Miscikowski and all the others to whom the letter was copied including then LAPD Chief Parks and the entire city council, never so much as acknowledged the letter. I guess all you leaders felt that the indentured servants were better off peddling chicharon in Los Angeles than they were living in poverty in Mexico -- reminiscent of how the Southern slave owners justified slavery by saying that their slaves were better off on their plantation than they were in Africa.

On June 14, 2001, I went on a ride-along with the LAPD in an sweep to bust illegal vending operations in Van Nuys. As you know, the council has passed the buck of enforcing illegal vending to the Dept of Building and Safety -- the LAPD goes along on the sweeps to protect the DBS officers. I was told by DBS officer Tom Pruett that the reason for their roll in these busts is because they don't need a search warrant to investigate zoning violations. The health department also gets involved -- they provide a sanitation truck into which the push carts and their food are thrown and crushed.

We made two busts of safe houses that day. The conditions of both houses mirrored each other, but I will describe what I saw in one of them (and  video taped): In a small three bedroom house on Saticoy Street between Van Nuys Bl and Sepulveda, there were wall to wall pushcarts inside the house and pushcarts in the back yard (about 15 or 20 altogether). In the back yard, there were piles of uncooked corns-on-the-cob laying on the dirt ground with flies hovering above. There were large jars of unrefrigerated mayonnaise, some with their lids off. There were about 15 non English speaking occupants present who could not be mistaken as legal alien residents, and there were probably more that weren't home. When I asked Pruett if he was going to have any of the people arrested, he told me no, but gave one of them (who claimed the house was rented to him) a ticket as if the violation was a mere infraction. The man had no identification, so Pruett had to take his word for it. When I asked Pruett how many of the violators showed up in court, he said he didn't know because the DBS doesn't keep such records.
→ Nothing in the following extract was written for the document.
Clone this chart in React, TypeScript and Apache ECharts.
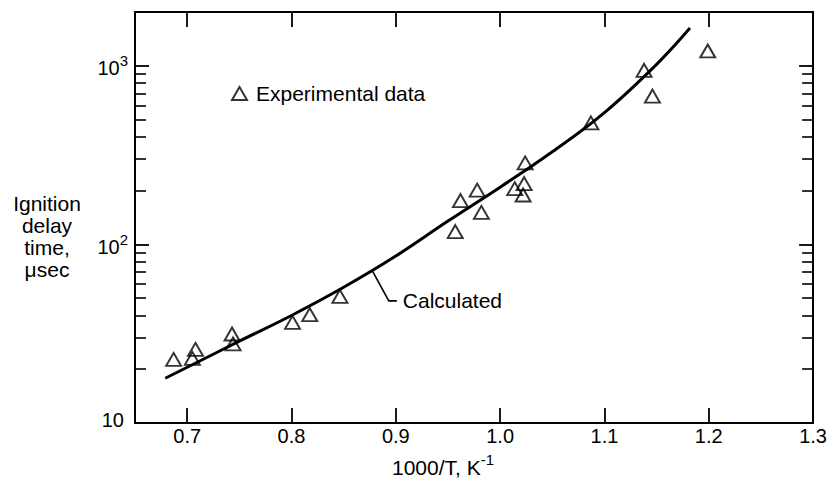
import React, { useEffect, useRef } from "react";
import * as echarts from "echarts";

const FONT = "'Liberation Sans', Arial, Helvetica, sans-serif";

// Axis ticks and labels
const xTickValues = [0.7, 0.8, 0.9, 1.0, 1.1, 1.2];
const xLabelValues = [0.7, 0.8, 0.9, 1.0, 1.1, 1.2, 1.3];
const yLabelValues = [10, 100, 1000];
const yMajorTicks = [100, 1000];
const yMinorTicks = [20, 30, 40, 50, 60, 70, 80, 90, 200, 300, 400, 500, 600, 700, 800, 900];

// Experimental data: [1000/T (1/K), ignition delay (µsec)]
const expX = [0.687, 0.705, 0.708, 0.743, 0.744, 0.801, 0.8175, 0.8464, 0.957, 0.962, 0.978, 0.982, 1.014, 1.022, 1.023, 1.024, 1.087, 1.138, 1.146, 1.199];
const expY = [22.7, 23.0, 25.8, 31.5, 27.7, 36.6, 40.4, 51.2, 118, 176, 201, 151, 205, 189, 219, 286, 479, 943, 677, 1210];

// Calculated curve
const calcX = [0.679, 0.75, 0.8, 0.85, 0.9, 0.95, 1.0, 1.05, 1.1, 1.15, 1.182];
const calcY = [17.8, 28.7, 40.0, 57.5, 86, 135, 209, 330, 547, 1019, 1626];

// Anchor of the "Calculated" leader on the curve
const calcLabelPoint = [0.877, 72];

export default function App() {
  const ref = useRef<HTMLDivElement>(null);

  useEffect(() => {
    if (!ref.current) return;
    const chart = echarts.init(ref.current, undefined, { renderer: "svg" });

    const axisLine = { show: true, lineStyle: { color: "#000", width: 2 } };
    const xAxisBase = {
      type: "value",
      min: 0.65,
      max: 1.3,
      axisLine,
      splitLine: { show: false },
      axisTick: {
        show: true,
        inside: true,
        length: 15,
        customValues: xTickValues,
        lineStyle: { color: "#000", width: 1.8 },
      },
    };
    const yBase = {
      type: "log",
      logBase: 10,
      min: 10,
      max: 2000,
      splitLine: { show: false },
    };

    const option = {
      animation: false,
      backgroundColor: "#fff",
      textStyle: { fontFamily: FONT },
      grid: { left: 135, right: 13, top: 12, bottom: 60, containLabel: false },
      legend: {
        data: ["Experimental data"],
        left: 226,
        top: 78,
        itemWidth: 15,
        itemHeight: 13,
        textStyle: { fontSize: 21, color: "#000", fontFamily: FONT, padding: [0, 0, 0, 4] },
      },
      xAxis: [
        {
          ...xAxisBase,
          position: "bottom",
          axisLabel: {
            show: true,
            customValues: xLabelValues,
            formatter: (v: number) => v.toFixed(1),
            fontSize: 20,
            color: "#000",
            fontFamily: FONT,
            margin: 3,
          },
        },
        {
          ...xAxisBase,
          position: "top",
          axisLabel: { show: false },
        },
      ],
      yAxis: [
        {
          ...yBase,
          position: "left",
          axisLine,
          axisTick: {
            show: true,
            inside: true,
            length: 14,
            customValues: yMajorTicks,
            lineStyle: { color: "#000", width: 1.8 },
          },
          axisLabel: {
            show: true,
            customValues: yLabelValues,
            margin: 7,
            formatter: (v: number) => {
              const e = Math.round(Math.log10(v));
              return e === 1 ? "{b|10}" : "{n|10}{s|" + e + "}";
            },
            rich: {
              n: { fontSize: 20, lineHeight: 25, verticalAlign: "bottom", color: "#000", fontFamily: FONT },
              b: { fontSize: 20, lineHeight: 20, color: "#000", fontFamily: FONT, padding: [0, 4, 6, 0] },
              s: { fontSize: 15, lineHeight: 15, verticalAlign: "top", color: "#000", fontFamily: FONT },
            },
          },
        },
        {
          ...yBase,
          position: "right",
          axisLine,
          axisTick: {
            show: true,
            inside: true,
            length: 14,
            customValues: yMajorTicks,
            lineStyle: { color: "#000", width: 1.8 },
          },
          axisLabel: { show: false },
        },
        {
          ...yBase,
          position: "left",
          axisLine: { show: false },
          axisTick: {
            show: true,
            inside: true,
            length: 11,
            customValues: yMinorTicks,
            lineStyle: { color: "#000", width: 1.6 },
          },
          axisLabel: { show: false },
        },
        {
          ...yBase,
          position: "right",
          axisLine: { show: false },
          axisTick: {
            show: true,
            inside: true,
            length: 11,
            customValues: yMinorTicks,
            lineStyle: { color: "#000", width: 1.6 },
          },
          axisLabel: { show: false },
        },
      ],
      graphic: [
        {
          type: "text",
          x: 47,
          y: 192,
          style: {
            text: "Ignition\ndelay\ntime,\nμsec",
            fill: "#000",
            fontSize: 21,
            fontFamily: FONT,
            lineHeight: 22,
            align: "center",
            verticalAlign: "top",
          },
        },
        {
          type: "text",
          x: 392,
          y: 452,
          style: {
            text: "{a|1000/T, K}{s|-1}",
            fill: "#000",
            fontFamily: FONT,
            align: "left",
            verticalAlign: "top",
            rich: {
              a: { fontSize: 21, lineHeight: 26, verticalAlign: "bottom", fill: "#000", fontFamily: FONT },
              s: { fontSize: 15, lineHeight: 15, verticalAlign: "top", fill: "#000", fontFamily: FONT },
            },
          },
        },
      ],
      series: [
        {
          name: "Calculated",
          type: "line",
          xAxisIndex: 0,
          yAxisIndex: 0,
          data: calcX.map((x, i) => [x, calcY[i]]),
          smooth: 0.4,
          showSymbol: false,
          symbol: "none",
          lineStyle: { color: "#000", width: 3 },
          z: 2,
        },
        {
          name: "Experimental data",
          type: "scatter",
          xAxisIndex: 0,
          yAxisIndex: 0,
          data: expX.map((x, i) => [x, expY[i]]),
          symbol: "triangle",
          symbolSize: [15, 13],
          itemStyle: { color: "rgba(255,255,255,0)", borderColor: "#000", borderWidth: 1.9 },
          z: 3,
        },
        {
          name: "calcLabel",
          type: "custom",
          xAxisIndex: 0,
          yAxisIndex: 0,
          clip: false,
          data: [calcLabelPoint],
          renderItem: (params: any, api: any) => {
            const p = api.coord([api.value(0), api.value(1)]);
            return {
              type: "group",
              children: [
                {
                  type: "polyline",
                  shape: {
                    points: [
                      [p[0], p[1]],
                      [p[0] + 17, p[1] + 31],
                      [p[0] + 25, p[1] + 31],
                    ],
                  },
                  style: { stroke: "#000", lineWidth: 1.6, fill: "none" },
                },
                {
                  type: "text",
                  x: p[0] + 31,
                  y: p[1] + 31,
                  style: {
                    text: "Calculated",
                    fill: "#000",
                    fontSize: 21,
                    fontFamily: FONT,
                    align: "left",
                    verticalAlign: "middle",
                  },
                },
              ],
            };
          },
        },
      ],
    };

    chart.setOption(option as any);
    return () => chart.dispose();
  }, []);

  return (
    <div
      ref={ref}
      style={{ position: "absolute", left: 0, top: 0, width: 830, height: 483, background: "#fff" }}
    />
  );
}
With all the electrical cords dangling and foul smell coming from the kitchen, I asked Pruett if he was going to cite the house owner for code violations. He said "no," because that day was devoted only to busting illegal vendors. When a woman holding an infant child emerged from one of the bedrooms, I asked Pruett if he was going to report the inhabitable conditions to the Department of Children's Services, he said again that that day was devoted only to busting illegal vendors (I later reported the conditions to the DCS).

One does not need a degree in police science to know that those house occupants were the small fries working for the big fries who run those houses. Yet, there was no effort to do an investigation by any of the six LAPD officers present, to nail the real culprits. The day was a big facade of pretending to enforce the law.
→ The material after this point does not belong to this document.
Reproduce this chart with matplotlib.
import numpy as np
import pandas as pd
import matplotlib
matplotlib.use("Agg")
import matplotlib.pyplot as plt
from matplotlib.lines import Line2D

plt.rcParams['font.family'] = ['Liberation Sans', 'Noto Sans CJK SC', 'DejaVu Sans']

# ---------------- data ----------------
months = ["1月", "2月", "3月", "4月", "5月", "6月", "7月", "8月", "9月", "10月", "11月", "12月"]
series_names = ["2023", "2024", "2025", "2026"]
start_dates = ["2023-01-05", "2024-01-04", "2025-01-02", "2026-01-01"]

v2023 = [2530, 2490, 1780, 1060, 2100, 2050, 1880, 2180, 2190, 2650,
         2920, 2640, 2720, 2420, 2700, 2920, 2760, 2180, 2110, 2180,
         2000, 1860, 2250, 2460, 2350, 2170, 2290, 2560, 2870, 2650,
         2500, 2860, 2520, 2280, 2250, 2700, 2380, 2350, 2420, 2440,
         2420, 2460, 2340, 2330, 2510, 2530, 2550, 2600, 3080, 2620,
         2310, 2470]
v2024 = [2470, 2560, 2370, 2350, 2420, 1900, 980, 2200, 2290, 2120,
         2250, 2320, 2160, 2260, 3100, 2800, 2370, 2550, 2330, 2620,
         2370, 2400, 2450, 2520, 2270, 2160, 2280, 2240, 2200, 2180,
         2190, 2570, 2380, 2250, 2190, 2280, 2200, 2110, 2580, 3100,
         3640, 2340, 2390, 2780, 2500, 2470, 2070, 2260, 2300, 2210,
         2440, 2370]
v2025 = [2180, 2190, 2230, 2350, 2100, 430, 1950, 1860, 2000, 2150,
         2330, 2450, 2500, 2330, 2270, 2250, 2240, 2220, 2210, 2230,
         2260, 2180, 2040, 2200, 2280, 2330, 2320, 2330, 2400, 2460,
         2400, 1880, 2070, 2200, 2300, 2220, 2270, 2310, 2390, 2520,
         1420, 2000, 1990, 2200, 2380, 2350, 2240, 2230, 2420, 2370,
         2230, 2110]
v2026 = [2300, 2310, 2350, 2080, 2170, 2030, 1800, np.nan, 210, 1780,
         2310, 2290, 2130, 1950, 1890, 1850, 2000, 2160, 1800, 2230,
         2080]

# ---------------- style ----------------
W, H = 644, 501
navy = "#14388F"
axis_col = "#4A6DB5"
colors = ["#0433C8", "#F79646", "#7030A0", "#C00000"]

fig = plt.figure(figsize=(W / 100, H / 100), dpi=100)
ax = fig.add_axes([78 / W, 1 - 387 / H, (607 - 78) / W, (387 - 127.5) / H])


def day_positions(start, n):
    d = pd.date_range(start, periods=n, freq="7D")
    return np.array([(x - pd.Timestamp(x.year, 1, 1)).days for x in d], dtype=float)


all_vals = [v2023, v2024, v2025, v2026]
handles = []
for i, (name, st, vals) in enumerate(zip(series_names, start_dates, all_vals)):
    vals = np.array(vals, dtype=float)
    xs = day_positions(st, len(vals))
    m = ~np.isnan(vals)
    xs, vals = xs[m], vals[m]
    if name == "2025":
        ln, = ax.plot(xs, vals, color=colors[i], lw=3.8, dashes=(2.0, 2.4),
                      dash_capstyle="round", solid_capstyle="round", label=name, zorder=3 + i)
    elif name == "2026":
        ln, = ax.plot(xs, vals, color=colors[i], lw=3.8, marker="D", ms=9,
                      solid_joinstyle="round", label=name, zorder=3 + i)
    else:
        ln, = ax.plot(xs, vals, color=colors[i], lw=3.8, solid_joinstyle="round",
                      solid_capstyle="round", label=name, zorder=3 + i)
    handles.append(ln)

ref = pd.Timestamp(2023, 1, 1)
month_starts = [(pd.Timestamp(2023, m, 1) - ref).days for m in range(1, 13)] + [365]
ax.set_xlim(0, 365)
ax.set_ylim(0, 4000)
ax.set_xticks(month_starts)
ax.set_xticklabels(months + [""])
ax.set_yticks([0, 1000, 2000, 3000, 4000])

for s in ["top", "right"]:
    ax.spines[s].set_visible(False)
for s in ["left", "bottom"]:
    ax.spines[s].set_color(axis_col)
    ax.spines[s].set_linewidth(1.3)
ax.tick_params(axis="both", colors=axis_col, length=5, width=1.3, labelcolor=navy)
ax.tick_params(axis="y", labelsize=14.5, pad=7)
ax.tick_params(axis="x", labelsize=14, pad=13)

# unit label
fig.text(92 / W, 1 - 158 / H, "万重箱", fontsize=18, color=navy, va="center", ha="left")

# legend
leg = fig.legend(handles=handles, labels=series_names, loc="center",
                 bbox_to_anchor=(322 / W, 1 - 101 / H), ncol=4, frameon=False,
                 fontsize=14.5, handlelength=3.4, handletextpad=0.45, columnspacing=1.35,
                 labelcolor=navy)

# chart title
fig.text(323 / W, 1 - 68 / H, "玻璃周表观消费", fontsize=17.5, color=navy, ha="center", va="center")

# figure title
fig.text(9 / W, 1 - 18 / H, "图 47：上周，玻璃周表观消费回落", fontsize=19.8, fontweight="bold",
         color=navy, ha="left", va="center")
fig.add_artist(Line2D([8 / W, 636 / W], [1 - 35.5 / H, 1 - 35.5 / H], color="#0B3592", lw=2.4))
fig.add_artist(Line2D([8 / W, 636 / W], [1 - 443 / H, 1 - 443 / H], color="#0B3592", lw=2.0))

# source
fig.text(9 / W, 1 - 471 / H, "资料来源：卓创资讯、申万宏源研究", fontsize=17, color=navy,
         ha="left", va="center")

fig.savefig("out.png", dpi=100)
Do you honestly believe that that Watts' house could have housed a two year turnover of pollos without the LAPD looking the other way? Do you honestly believe that all those illegal alien vendors with the pushcarts selling uninspected food are self made entrepreneurs who could quit their business any time they wanted?

Getting back to the Watts house: You should have told all those reporters how you and your colleagues have made Los Angeles criminal friendly and attractive to human smugglers.

You should have told them that you support Special Order 40 because you don't want the LAPD to lose the trust of those smugglers.

You should have told them that in June of 2002, City Attorney Rocky Delgadillo announced that should the Bush administration ask local government to help enforce federal immigration law, L.A. would not cooperate.

You should have told them that in spite of testimony before the House Judiciary Subcommittee on Immigration in June, Steve McCraw, assistant director of the FBI's Office of Intelligence, said that the Bureau and the Justice Department have concluded that the (matricula) card is not a reliable means of identification and warned that the "ability of foreign nationals to use the matricula consular to create a well-documented, but fictitious identity provides an opportunity for terrorists to move freely in the United States without triggering name-based watch lists that are disseminated to local police officers and allows them to board planes without revealing their true identity," you and your colleagues have decided to poo-poo the FBI's warning by ingratiating with the Mexican government in making  your own policy to officially recognize the sham Matricula Consular ID so that you would know "who they are" -- just like you know who the 88 illegal aliens that boarded a Continental Airliner at LAX on April 8, using their newly purchased Matriculas as their picture IDs.

You should have told them about the LAPD's de facto "no ID and walk" policy for illegal aliens.

You should have told them as reported in the L.A. Daily News story, that the city council, at the request of Ex-cop Dennis Zine, recently voted 13-0 for him to go to Washington to lobby against HR2671, the Clear Law Enforcement for Criminal Alien Removal Act. (See attached)

You should have told them about how the council stood with Chief Bratton when he backed ex-Governor Davis' signing of a driver's license bill for illegal aliens who would not have to have gone through any background check whatsoever.

You should have told them about how the council recently created a tax payer funded Office of Immigrant Affairs that does not preclude illegal alien criminals from advice on how to receive community services.

Instead of kissing up to the Mexican government, the council should be demanding the extradition of the 360 murderers who fled L.A. County to find sanctuary in Mexico

If you and the rest of L.A.'s leaders were sincerely interested in having ICE (Immigration and Customs  Enforcement) enforce its laws in Los Angeles, you would be knocking their door down to get their attention. You would be sending a city delegation to Washington, not to lobby against the Criminal Alien Removal Act, but for it.

Yeah, right. It's the fed's fault -- give me a break!

Respectfully

Hal Netkin

CC: All Council Members, Chief Bratton, Mayor Hahn, Tom Pruett, other unnamed recipients, and posted on www.LAwatchdog.com.